Five days after revealing a data breach that affected up to 500 million guests across the world, Marriott International is yet to provide the same level of assistance to customers in Australia and New Zealand as those impacted in the US, UK and Canada.
On 30 November, the hotel giant revealed that the data base containing guest information from guests staying at Starwood properties had been accessed.
The unauthorised access started back in 2014 and affected guests staying at W Hotels, St. Regis, Sheraton Hotels & Resorts, Westin Hotels & Resorts, Element Hotels, Aloft Hotels, The Luxury Collection, Tribute Portfolio, Le Méridien Hotels & Resorts, Four Points by Sheraton and Design Hotels, as well as Starwood branded timeshare properties.
A spokesperson for Marriott told ARN that the situation had a global impact but it was not possible to provide a breakdown by market yet.
In order to provide support to guests who may have been affected by the data breach, Marriott has created dedicated call centres in 16 countries, including Australia but not in New Zealand.
Asian countries including China, India, Japan, Russia, South Korea and United Arab Emirates also have a dedicated call centre.
Marriott is also offering a one year subscription to WebWatcher, a tool that monitors internet sites where personal information is shared and generates an alert to the user if evidence of the user's personal information is found. However, this is only available in the US, the UK and Canada.
A Marriott spokesperson told ARN that the company is "looking into options for guests outside" those three countries.
In a statement, Marriott also said that "due to regulatory and other reasons, WebWatcher or similar products are not available in all countries".
As previously reported, Marriot received on 8 September an alert from an internal security tool about an attempt to access the Starwood guest reservation data base, which is located in the US.
Marriott found that data was copied and encrypted and the perpetrator was taking steps towards removing it from the data base.
"On November 19, 2018, Marriott was able to decrypt the information and determined that the contents were from the Starwood guest reservation database," the company said in a statement.
Marriott believes that the copy contains information on up to approximately 500 million guests who made a reservation at a Starwood property.

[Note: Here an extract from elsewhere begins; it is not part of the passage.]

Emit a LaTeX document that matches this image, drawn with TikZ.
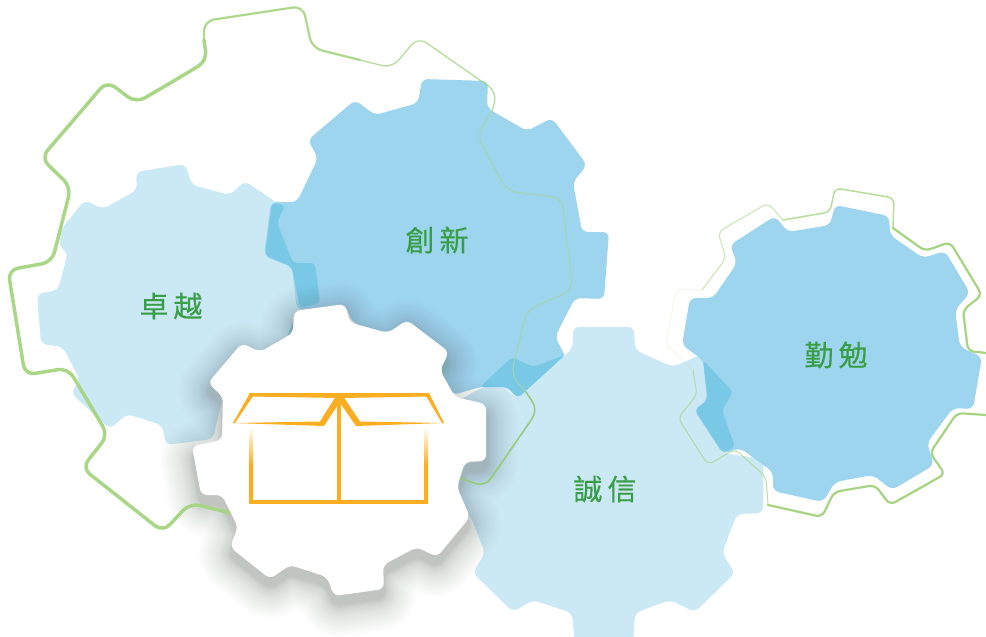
\documentclass[tikz,border=0pt]{standalone}
\usepackage{fontspec}
\newfontfamily\cjkfont[FakeBold=0.4]{Noto Sans CJK TC}
\definecolor{gearblue}{HTML}{9DD5EF}
\definecolor{gearlight}{HTML}{CBE8F5}
\definecolor{gearband}{HTML}{78C8E6}
\definecolor{wordgreen}{HTML}{3A9E48}
\definecolor{ringgreen}{HTML}{A6D482}
\definecolor{boxorange}{HTML}{FBAE22}
\definecolor{shadowgrey}{HTML}{707C72}
\newcommand{\gearexcel}{(136,172) -- (185,164) -- (192,185) -- (230,195) -- (245,181) -- (277,203) -- (320,250) -- (320,350) -- (222,400) -- (213,439) -- (166,445) -- (162,425) -- (127,414) -- (110,429) -- (71,393) -- (80,380) -- (63,347) -- (41,344) -- (37,294) -- (58,290) -- (68,252) -- (59,247) -- (62,228) -- (85,200) -- (103,209) -- (137,190) -- cycle}
\newcommand{\gearinnov}{(422,79) -- (488,81) -- (487,108) -- (527,131) -- (552,118) -- (587,165) -- (573,182) -- (582,232) -- (609,232) -- (604,299) -- (575,298) -- (555,337) -- (566,357) -- (518,399) -- (507,387) -- (480,387) -- (453,395) -- (438,370) -- (445,352) -- (407,322) -- (388,333) -- (353,323) -- (345,305) -- (297,310) -- (292,267) -- (264,256) -- (271,202) -- (297,202) -- (318,158) -- (308,140) -- (355,100) -- (375,115) -- (418,103) -- cycle}
\newcommand{\geartrust}{(573,327) -- (634,327) -- (635,350) -- (673,367) -- (702,354) -- (708,397) -- (723,453) -- (763,459) -- (763,513) -- (737,514) -- (722,553) -- (735,573) -- (695,612) -- (670,600) -- (635,613) -- (633,645) -- (575,645) -- (572,613) -- (533,600) -- (513,612) -- (473,573) -- (485,553) -- (470,515) -- (455,502) -- (450,470) -- (460,400) -- (475,391) -- (497,382) -- (517,398) -- (563,357) -- (573,348) -- cycle}
\newcommand{\geardilig}{(835,205) -- (889,216) -- (890,235) -- (923,258) -- (945,251) -- (970,293) -- (955,310) -- (960,347) -- (982,357) -- (973,409) -- (953,408) -- (927,443) -- (934,465) -- (892,490) -- (873,475) -- (835,482) -- (823,502) -- (773,491) -- (773,472) -- (740,448) -- (723,454) -- (694,410) -- (707,400) -- (703,360) -- (682,345) -- (690,298) -- (713,298) -- (737,263) -- (730,245) -- (775,216) -- (788,232) -- (830,225) -- cycle}
\newcommand{\gearbox}{(294,311) -- (345,304) -- (350,323) -- (388,333) -- (407,320) -- (449,352) -- (440,370) -- (455,397) -- (486,404) -- (486,461) -- (465,462) -- (457,487) -- (470,517) -- (437,557) -- (417,547) -- (383,565) -- (384,589) -- (334,596) -- (327,577) -- (290,565) -- (270,579) -- (230,547) -- (238,527) -- (222,495) -- (201,495) -- (192,446) -- (222,440) -- (223,397) -- (208,383) -- (242,343) -- (260,352) -- (293,333) -- cycle}
\begin{document}
\begin{tikzpicture}[x=1pt,y=-1pt,
  gear node/.style={rounded corners=6pt},
  word node/.style={text=wordgreen,font=\cjkfont\fontsize{29}{29}\selectfont,inner sep=0pt},
  ring/.style={draw=ringgreen,rounded corners=10pt,line cap=round,fill=none},
  box line/.style={draw=boxorange,line width=4.5pt,line join=miter},
  box tip/.style={fill=boxorange,draw=none}]
  \useasboundingbox[fill=white] (0,0) rectangle (986,637);

  % the four gears
  \fill[gear node,gearlight] \gearexcel;
  \fill[gear node,gearblue] \gearinnov;
  \fill[gear node,gearlight] \geartrust;
  \fill[gear node,gearblue] \geardilig;

  % where they overlap
  \fill[rounded corners=4pt,gearband] (272,203) -- (285,205) -- (277,223) -- (293,263) -- (315,263) -- (320,303) -- (300,308) -- (292,267) -- (265,255) -- cycle;
  \fill[gearband] (293,322) -- (294,335) -- (288,335) -- cycle;
  \fill[rounded corners=4pt,gearband] (480,387) -- (512,357) -- (533,367) -- (565,355) -- (518,398) -- (507,387) -- cycle;
  \fill[rounded corners=4pt,gearband] (703,360) -- (733,392) -- (722,410) -- (735,447) -- (723,453) -- (695,410) -- (708,400) -- cycle;

  % soft shadow of the front gear
  \foreach \w in {2,3,4,5,6,7,8,9,10,12,14,16,18,20,22,24,26,29,32,35,38,41,44,48,52,56,60,65} {
    \begin{scope}[transparency group,opacity=.016,yshift=-9pt]
      \path[gear node,fill=shadowgrey,draw=shadowgrey,line join=round,line width=\w pt] \gearbox;
    \end{scope}
  }

  % big ring behind, thick on the left and fading out
  \draw[ring,line width=3.5pt,opacity=.95] (204,40) -- (207,61) -- (172,82) -- (136,103) -- (107,81) -- (41,158) -- (71,187) -- (52,262) -- (8,270) -- (25,375) -- (68,368) -- (108,435) -- (82,468) -- (163,532) -- (190,503) -- (235,514);
  \draw[ring,line width=2.2pt,opacity=.9] (204,40) -- (204,21) -- (303,6) -- (312,48) -- (360,60);
  \draw[ring,line width=1.3pt,opacity=.8] (360,60) -- (392,68) -- (418,37) -- (497,92) -- (492,112);
  \draw[ring,line width=1pt,draw=ringgreen!60!gearblue] (492,112) -- (477,135) -- (507,191) -- (562,198) -- (573,290) -- (527,310) -- (511,375) -- (526,392);
  \draw[ring,line width=1.6pt,draw=ringgreen!85!wordgreen] (526,392) -- (538,410) -- (485,487) -- (460,478);

  % ring round the right gear
  \draw[ring,line width=2.2pt,rounded corners=6pt] (986,415) -- (957,413) -- (930,453) -- (945,474) -- (890,505) -- (875,485) -- (834,492) -- (822,517) -- (768,505);
  \draw[ring,line width=2.2pt,rounded corners=6pt] (986,353) -- (968,351) -- (963,310) -- (982,295) -- (950,242) -- (925,251) -- (893,228);
  \draw[ring,line width=1.5pt,rounded corners=6pt,opacity=.8] (893,228) -- (894,198) -- (835,188) -- (830,212) -- (783,220);
  \draw[ring,line width=1pt,rounded corners=6pt,opacity=.6] (783,220) -- (768,203) -- (718,232) -- (726,258) -- (702,290);
  \draw[ring,line width=.8pt,rounded corners=6pt,opacity=.2] (702,290) -- (676,289) -- (666,345) -- (693,370);
  \draw[ring,line width=1pt,rounded corners=6pt,opacity=.7] (693,370) -- (697,395) -- (678,418) -- (708,465) -- (735,449) -- (766,477) -- (768,505);

  % front gear and its box
  \fill[gear node,white] \gearbox;
  \draw[box line,line cap=butt] (249,502) -- (428,502);
  \draw[box line] (339,397) -- (339,504);
  \fill[box tip] (249,393) -- (429,393) -- (429,396.5) -- (340,398) -- (250,396.5) -- cycle;
  \fill[box tip] (250,393) -- (253,396) -- (235,423) -- (233,423) -- cycle;
  \fill[box tip] (429,393) -- (426,396) -- (442,423) -- (444,423) -- cycle;
  \fill[box tip] (233,423) -- (320,421.5) -- (336,396) -- (341,400) -- (324,426) -- cycle;
  \fill[box tip] (444,423) -- (360,421.5) -- (343,396) -- (338,400) -- (356,426) -- cycle;
  \shade[top color=white,bottom color=boxorange,middle color=boxorange] (249,427) rectangle (253,502);
  \shade[top color=white,bottom color=boxorange,middle color=boxorange] (424,427) rectangle (428,502);

  \node[word node] (excel) at (171,306) {卓\hspace{5pt}越};
  \node[word node] (innov) at (437,240) {創\hspace{5pt}新};
  \node[word node] (trust) at (605,489) {誠\hspace{5pt}信};
  \node[word node] (dilig) at (836,355) {勤\hspace{5pt}勉};
\end{tikzpicture}
\end{document}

For approximately 327 million of these guests, the information includes some combination of name, mailing address, phone number, email address, passport number, Starwood Preferred Guest (“SPG”) account information, date of birth, gender, arrival and departure information, reservation date, and communication preferences.
For some, the information also includes payment card numbers and payment card expiration dates, but the payment card numbers were encrypted, according to Marriott.
In order to decrypt this information two components are needed, and Marriott has so far not been able to to rule out the possibility that both were taken.
Other guests' information accessed was limited to name and sometimes other data such as mailing address, email address, or other information.
“We deeply regret this incident happened,” said Arne Sorenson, CEO and president of Marriott. "We fell short of what our guests deserve and what we expect of ourselves.
"We are doing everything we can to support our guests, and using lessons learned to be better moving forward."
Sorenson also assured that Marriott is focused on phasing out Starwood systems and accelerate the ongoing security enhancements to its network.